_Direction_
Take the listing from its first line through the line that contains "ink = '#2a2a2a'" and please retype those lines exactly, leaving out the pictures.
## Start Data supplied
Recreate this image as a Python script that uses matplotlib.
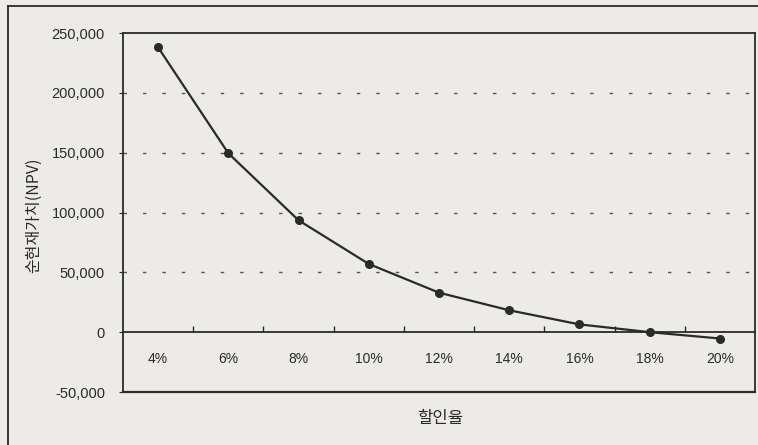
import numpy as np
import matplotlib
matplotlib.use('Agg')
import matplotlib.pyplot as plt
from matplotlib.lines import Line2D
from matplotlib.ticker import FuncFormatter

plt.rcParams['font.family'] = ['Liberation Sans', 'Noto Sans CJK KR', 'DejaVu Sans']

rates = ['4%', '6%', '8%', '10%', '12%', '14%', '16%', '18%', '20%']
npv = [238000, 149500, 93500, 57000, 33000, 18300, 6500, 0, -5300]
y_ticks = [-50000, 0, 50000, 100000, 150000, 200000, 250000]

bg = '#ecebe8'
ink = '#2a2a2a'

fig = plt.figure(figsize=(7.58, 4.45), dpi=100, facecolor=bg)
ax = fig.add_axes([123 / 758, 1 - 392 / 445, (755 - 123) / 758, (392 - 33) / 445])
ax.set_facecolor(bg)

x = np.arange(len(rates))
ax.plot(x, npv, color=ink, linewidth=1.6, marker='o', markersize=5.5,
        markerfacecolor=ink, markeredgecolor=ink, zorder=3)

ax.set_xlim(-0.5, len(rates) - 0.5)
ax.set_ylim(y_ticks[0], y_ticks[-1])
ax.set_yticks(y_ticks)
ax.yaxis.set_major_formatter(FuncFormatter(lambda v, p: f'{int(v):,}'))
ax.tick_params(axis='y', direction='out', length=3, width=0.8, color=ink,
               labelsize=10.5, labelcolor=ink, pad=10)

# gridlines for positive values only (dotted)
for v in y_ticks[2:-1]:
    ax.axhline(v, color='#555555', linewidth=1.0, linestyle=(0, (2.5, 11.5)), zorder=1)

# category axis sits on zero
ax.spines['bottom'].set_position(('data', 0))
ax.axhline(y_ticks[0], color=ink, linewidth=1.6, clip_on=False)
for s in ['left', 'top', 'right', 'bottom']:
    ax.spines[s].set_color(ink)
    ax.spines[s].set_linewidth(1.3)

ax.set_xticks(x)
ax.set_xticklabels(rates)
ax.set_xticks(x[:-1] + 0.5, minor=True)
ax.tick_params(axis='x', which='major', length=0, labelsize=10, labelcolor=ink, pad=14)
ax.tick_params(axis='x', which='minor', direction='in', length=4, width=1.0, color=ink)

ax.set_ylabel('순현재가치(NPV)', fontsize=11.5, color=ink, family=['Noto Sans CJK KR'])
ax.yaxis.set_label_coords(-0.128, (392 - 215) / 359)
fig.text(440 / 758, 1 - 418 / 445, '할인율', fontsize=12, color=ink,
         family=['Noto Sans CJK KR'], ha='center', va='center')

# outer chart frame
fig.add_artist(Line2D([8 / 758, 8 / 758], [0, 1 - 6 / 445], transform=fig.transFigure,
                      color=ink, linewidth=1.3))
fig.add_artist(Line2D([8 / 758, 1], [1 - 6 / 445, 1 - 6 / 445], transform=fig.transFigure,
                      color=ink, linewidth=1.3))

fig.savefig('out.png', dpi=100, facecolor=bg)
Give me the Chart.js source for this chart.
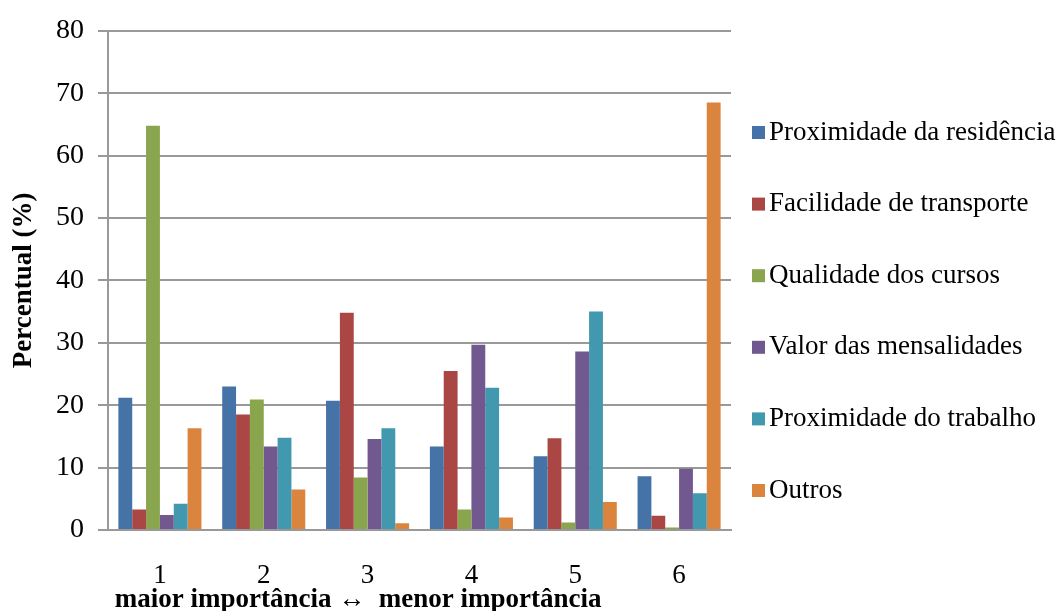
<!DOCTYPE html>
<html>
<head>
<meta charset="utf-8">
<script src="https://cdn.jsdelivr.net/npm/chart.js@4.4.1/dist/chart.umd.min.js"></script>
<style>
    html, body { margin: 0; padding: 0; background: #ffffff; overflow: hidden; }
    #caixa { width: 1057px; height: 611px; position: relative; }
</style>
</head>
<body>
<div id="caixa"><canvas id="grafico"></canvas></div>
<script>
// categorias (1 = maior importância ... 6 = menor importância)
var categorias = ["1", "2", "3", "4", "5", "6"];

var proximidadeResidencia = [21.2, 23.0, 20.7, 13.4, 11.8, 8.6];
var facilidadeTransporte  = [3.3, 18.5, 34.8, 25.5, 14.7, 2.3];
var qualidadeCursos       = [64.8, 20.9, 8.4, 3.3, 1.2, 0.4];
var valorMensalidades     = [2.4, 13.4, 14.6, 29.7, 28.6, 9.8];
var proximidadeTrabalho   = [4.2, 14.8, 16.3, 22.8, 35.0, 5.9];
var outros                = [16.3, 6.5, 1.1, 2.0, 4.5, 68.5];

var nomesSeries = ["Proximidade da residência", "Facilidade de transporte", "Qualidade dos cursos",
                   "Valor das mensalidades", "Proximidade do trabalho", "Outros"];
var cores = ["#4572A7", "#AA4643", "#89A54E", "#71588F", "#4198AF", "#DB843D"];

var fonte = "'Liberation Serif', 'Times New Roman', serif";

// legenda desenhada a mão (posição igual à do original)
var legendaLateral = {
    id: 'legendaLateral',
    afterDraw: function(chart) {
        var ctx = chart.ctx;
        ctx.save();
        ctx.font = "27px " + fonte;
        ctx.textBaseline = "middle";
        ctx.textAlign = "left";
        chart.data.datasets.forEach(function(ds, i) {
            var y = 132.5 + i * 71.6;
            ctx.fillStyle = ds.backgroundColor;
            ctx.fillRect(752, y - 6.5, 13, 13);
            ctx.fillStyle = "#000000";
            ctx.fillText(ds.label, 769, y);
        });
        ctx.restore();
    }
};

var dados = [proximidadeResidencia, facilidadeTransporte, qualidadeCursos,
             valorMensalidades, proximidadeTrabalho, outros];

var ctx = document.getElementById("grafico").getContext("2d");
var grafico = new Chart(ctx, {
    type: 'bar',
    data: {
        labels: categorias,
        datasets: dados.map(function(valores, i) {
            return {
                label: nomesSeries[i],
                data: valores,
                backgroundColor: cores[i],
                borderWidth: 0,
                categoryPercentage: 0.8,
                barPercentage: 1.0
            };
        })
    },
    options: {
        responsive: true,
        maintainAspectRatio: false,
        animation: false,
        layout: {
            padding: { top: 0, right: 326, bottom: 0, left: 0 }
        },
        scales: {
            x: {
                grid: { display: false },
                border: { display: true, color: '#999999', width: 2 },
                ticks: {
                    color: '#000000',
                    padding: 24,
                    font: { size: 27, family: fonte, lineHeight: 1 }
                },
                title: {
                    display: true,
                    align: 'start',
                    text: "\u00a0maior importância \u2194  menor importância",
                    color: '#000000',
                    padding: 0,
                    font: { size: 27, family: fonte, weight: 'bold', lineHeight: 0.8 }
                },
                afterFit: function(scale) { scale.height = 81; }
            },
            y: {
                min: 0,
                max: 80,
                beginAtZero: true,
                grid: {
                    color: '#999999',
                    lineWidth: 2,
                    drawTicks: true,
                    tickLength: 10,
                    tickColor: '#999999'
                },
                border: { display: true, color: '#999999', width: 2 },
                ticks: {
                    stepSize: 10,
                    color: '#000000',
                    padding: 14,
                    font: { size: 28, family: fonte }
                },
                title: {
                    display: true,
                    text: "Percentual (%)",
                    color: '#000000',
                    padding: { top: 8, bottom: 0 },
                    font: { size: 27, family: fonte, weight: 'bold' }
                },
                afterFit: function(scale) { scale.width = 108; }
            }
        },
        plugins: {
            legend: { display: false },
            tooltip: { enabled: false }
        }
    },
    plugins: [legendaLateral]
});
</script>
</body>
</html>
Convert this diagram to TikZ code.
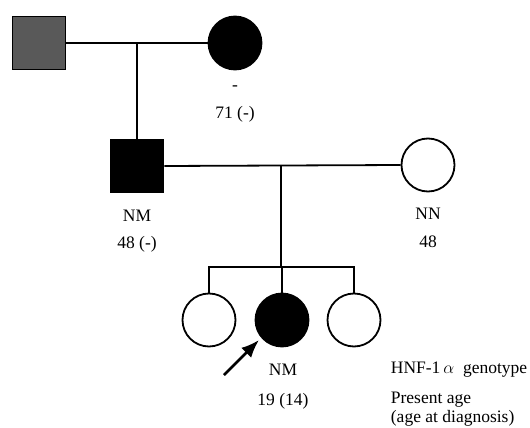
## End Data supplied
_Output for this task_
Recreate this image as a Python script that uses matplotlib.
import numpy as np
import matplotlib
matplotlib.use('Agg')
import matplotlib.pyplot as plt
from matplotlib.lines import Line2D
from matplotlib.ticker import FuncFormatter

plt.rcParams['font.family'] = ['Liberation Sans', 'Noto Sans CJK KR', 'DejaVu Sans']

rates = ['4%', '6%', '8%', '10%', '12%', '14%', '16%', '18%', '20%']
npv = [238000, 149500, 93500, 57000, 33000, 18300, 6500, 0, -5300]
y_ticks = [-50000, 0, 50000, 100000, 150000, 200000, 250000]

bg = '#ecebe8'
ink = '#2a2a2a'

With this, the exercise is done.